* _Task goal_: Reproduce the top of the data verbatim, through and including the line that contains "let traces = []".

* _Dataset records_:
*-*-*

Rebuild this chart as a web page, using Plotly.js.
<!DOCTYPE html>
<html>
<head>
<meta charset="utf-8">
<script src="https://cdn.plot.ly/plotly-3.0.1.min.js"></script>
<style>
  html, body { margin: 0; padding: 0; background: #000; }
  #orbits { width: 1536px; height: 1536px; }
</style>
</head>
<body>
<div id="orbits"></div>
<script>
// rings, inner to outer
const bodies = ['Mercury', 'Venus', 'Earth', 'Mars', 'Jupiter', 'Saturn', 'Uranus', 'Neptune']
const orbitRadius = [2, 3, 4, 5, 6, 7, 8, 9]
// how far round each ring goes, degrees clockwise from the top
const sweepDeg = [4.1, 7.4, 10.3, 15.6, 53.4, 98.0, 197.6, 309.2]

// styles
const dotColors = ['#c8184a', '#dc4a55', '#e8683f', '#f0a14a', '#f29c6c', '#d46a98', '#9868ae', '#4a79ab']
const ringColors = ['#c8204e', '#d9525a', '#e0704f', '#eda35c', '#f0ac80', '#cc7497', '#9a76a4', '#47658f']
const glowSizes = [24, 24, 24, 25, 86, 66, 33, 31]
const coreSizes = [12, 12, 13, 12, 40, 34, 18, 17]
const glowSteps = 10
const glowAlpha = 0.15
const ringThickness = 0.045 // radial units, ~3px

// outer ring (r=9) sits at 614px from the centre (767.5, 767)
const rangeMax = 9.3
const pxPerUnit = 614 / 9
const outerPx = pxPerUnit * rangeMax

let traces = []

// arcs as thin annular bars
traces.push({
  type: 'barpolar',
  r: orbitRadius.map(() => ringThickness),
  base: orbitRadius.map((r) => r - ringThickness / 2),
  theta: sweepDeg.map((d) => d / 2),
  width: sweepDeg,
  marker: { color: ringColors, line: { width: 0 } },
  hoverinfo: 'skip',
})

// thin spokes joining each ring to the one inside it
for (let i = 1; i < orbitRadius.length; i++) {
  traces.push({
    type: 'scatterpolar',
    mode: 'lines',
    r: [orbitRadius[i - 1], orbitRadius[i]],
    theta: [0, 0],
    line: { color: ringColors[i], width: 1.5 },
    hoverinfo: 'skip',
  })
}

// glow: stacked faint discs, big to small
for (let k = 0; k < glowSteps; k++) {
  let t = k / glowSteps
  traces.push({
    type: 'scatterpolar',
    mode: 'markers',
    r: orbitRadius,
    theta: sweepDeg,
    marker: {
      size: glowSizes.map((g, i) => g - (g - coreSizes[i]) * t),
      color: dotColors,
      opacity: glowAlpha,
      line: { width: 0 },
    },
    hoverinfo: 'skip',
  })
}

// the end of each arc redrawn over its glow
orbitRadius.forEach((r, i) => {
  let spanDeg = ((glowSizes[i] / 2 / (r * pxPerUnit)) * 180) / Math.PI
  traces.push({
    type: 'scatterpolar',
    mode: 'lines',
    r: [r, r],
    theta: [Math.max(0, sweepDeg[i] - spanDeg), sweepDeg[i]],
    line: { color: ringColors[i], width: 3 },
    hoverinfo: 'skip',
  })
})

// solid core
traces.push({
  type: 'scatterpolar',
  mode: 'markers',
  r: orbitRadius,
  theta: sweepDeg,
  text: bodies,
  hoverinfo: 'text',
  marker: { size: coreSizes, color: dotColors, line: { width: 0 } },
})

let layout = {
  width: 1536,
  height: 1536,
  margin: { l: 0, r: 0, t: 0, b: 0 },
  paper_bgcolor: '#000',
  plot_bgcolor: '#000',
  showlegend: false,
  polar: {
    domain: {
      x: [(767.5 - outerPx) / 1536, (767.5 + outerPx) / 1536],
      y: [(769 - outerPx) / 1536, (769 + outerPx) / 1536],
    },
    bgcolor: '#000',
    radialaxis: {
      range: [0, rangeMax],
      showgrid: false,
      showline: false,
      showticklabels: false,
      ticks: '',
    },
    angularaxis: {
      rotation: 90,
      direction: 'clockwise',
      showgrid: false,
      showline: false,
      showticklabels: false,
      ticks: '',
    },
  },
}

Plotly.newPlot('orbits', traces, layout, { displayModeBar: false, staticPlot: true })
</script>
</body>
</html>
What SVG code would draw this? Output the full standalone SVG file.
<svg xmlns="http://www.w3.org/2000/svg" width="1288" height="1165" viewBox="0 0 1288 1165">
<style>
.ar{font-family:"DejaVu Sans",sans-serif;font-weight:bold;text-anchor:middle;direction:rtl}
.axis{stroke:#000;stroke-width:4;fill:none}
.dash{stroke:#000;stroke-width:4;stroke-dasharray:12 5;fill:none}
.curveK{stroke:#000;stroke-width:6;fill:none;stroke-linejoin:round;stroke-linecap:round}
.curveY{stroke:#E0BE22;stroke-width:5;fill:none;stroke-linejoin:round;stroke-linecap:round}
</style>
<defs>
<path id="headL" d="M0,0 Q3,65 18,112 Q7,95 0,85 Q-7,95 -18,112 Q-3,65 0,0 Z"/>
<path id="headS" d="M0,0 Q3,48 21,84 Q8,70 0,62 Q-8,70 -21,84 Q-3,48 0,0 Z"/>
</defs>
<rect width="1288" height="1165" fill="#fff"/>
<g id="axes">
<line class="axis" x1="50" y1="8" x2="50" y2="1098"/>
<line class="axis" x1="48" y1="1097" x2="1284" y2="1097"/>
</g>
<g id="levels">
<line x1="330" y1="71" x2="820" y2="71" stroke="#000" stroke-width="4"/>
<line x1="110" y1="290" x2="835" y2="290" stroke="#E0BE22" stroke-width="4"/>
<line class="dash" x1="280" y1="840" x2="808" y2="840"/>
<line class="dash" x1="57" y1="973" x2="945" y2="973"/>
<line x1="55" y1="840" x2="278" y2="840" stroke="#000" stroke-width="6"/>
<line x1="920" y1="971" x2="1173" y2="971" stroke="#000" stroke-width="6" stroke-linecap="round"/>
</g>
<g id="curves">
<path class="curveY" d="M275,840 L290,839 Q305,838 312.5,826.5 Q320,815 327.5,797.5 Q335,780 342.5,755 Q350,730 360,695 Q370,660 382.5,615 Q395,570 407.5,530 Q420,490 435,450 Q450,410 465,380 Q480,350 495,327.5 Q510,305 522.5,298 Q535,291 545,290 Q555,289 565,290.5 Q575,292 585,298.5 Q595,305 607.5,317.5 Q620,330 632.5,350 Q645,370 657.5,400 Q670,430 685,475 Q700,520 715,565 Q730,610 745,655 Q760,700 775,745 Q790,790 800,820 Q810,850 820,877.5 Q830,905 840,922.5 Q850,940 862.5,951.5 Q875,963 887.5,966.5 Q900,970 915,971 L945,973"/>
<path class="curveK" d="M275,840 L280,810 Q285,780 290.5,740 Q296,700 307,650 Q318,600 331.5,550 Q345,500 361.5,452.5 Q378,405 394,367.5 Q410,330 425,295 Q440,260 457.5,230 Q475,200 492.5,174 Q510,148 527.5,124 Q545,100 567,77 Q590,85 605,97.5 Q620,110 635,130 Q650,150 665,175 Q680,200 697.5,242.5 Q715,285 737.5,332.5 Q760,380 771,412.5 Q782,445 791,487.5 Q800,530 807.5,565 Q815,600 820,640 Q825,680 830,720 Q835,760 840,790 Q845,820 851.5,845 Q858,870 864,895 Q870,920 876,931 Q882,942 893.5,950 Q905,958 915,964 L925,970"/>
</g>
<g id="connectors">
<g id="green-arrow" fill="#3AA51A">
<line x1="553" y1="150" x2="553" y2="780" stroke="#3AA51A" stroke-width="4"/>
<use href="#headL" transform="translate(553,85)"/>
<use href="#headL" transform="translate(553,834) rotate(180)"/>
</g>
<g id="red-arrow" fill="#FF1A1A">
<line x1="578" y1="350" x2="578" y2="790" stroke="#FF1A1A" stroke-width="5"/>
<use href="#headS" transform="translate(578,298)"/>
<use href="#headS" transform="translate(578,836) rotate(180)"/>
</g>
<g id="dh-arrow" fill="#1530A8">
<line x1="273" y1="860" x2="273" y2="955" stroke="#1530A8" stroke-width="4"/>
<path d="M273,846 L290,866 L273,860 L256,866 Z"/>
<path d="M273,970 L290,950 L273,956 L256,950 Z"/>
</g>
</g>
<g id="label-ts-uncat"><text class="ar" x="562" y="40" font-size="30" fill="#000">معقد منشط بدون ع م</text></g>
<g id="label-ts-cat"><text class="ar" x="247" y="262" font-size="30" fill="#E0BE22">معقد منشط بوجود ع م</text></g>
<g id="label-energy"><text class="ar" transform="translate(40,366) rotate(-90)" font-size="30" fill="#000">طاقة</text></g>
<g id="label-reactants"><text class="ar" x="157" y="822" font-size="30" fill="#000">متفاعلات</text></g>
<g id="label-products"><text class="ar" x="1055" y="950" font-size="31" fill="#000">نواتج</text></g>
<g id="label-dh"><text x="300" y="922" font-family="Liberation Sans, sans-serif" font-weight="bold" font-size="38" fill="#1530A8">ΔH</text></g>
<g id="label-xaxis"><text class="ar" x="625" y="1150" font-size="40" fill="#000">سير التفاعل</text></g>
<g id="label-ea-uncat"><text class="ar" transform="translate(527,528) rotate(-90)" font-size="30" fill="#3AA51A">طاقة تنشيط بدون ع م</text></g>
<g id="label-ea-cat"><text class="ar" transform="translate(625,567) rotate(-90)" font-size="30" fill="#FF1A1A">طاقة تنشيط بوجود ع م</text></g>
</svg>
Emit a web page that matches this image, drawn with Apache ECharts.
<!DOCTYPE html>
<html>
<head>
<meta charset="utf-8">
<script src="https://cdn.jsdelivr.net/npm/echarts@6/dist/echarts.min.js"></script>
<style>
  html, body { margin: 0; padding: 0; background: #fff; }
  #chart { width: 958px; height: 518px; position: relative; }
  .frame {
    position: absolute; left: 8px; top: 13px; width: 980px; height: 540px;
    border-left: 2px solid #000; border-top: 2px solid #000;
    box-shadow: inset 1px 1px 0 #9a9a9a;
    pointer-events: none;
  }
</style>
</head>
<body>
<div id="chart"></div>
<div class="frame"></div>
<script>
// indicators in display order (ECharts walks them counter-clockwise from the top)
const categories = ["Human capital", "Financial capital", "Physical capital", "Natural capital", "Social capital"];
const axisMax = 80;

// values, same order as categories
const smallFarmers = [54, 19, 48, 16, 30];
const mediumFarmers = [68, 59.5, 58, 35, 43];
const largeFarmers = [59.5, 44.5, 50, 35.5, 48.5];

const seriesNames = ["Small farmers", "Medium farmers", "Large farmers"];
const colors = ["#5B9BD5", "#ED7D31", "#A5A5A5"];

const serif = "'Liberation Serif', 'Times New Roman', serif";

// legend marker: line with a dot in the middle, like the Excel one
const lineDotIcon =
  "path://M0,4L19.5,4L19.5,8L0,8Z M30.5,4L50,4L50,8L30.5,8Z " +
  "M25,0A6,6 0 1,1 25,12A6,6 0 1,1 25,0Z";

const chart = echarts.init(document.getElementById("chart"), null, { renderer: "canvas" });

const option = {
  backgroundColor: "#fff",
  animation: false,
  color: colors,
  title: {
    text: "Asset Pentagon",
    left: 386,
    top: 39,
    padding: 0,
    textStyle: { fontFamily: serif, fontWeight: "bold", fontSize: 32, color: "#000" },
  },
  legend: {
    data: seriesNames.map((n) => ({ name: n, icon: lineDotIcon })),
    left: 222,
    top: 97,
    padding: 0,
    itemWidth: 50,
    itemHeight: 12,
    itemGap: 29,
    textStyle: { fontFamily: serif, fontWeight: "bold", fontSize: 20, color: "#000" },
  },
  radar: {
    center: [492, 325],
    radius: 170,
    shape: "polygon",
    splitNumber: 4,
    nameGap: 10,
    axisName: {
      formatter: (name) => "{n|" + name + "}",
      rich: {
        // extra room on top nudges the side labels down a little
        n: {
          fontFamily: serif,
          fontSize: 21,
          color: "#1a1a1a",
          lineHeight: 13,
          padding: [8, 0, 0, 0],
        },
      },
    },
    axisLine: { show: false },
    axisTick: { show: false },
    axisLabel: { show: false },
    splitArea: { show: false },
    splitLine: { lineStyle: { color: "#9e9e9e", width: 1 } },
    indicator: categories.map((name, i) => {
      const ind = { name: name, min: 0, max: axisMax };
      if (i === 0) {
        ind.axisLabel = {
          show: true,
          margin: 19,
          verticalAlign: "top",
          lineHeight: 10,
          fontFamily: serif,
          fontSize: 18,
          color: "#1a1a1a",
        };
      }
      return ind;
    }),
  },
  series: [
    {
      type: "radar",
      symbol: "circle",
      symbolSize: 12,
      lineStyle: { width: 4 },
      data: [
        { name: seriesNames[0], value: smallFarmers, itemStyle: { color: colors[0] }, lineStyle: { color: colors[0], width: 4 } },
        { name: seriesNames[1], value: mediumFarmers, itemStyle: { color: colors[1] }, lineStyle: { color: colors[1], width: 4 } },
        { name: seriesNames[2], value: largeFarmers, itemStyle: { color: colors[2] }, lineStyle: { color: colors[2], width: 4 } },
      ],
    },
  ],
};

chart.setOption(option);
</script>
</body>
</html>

*-*-*

* _Output of the exercise_:
Rebuild this chart as a web page, using Plotly.js.
<!DOCTYPE html>
<html>
<head>
<meta charset="utf-8">
<script src="https://cdn.plot.ly/plotly-3.0.1.min.js"></script>
<style>
  html, body { margin: 0; padding: 0; background: #000; }
  #orbits { width: 1536px; height: 1536px; }
</style>
</head>
<body>
<div id="orbits"></div>
<script>
// rings, inner to outer
const bodies = ['Mercury', 'Venus', 'Earth', 'Mars', 'Jupiter', 'Saturn', 'Uranus', 'Neptune']
const orbitRadius = [2, 3, 4, 5, 6, 7, 8, 9]
// how far round each ring goes, degrees clockwise from the top
const sweepDeg = [4.1, 7.4, 10.3, 15.6, 53.4, 98.0, 197.6, 309.2]

// styles
const dotColors = ['#c8184a', '#dc4a55', '#e8683f', '#f0a14a', '#f29c6c', '#d46a98', '#9868ae', '#4a79ab']
const ringColors = ['#c8204e', '#d9525a', '#e0704f', '#eda35c', '#f0ac80', '#cc7497', '#9a76a4', '#47658f']
const glowSizes = [24, 24, 24, 25, 86, 66, 33, 31]
const coreSizes = [12, 12, 13, 12, 40, 34, 18, 17]
const glowSteps = 10
const glowAlpha = 0.15
const ringThickness = 0.045 // radial units, ~3px

// outer ring (r=9) sits at 614px from the centre (767.5, 767)
const rangeMax = 9.3
const pxPerUnit = 614 / 9
const outerPx = pxPerUnit * rangeMax

let traces = []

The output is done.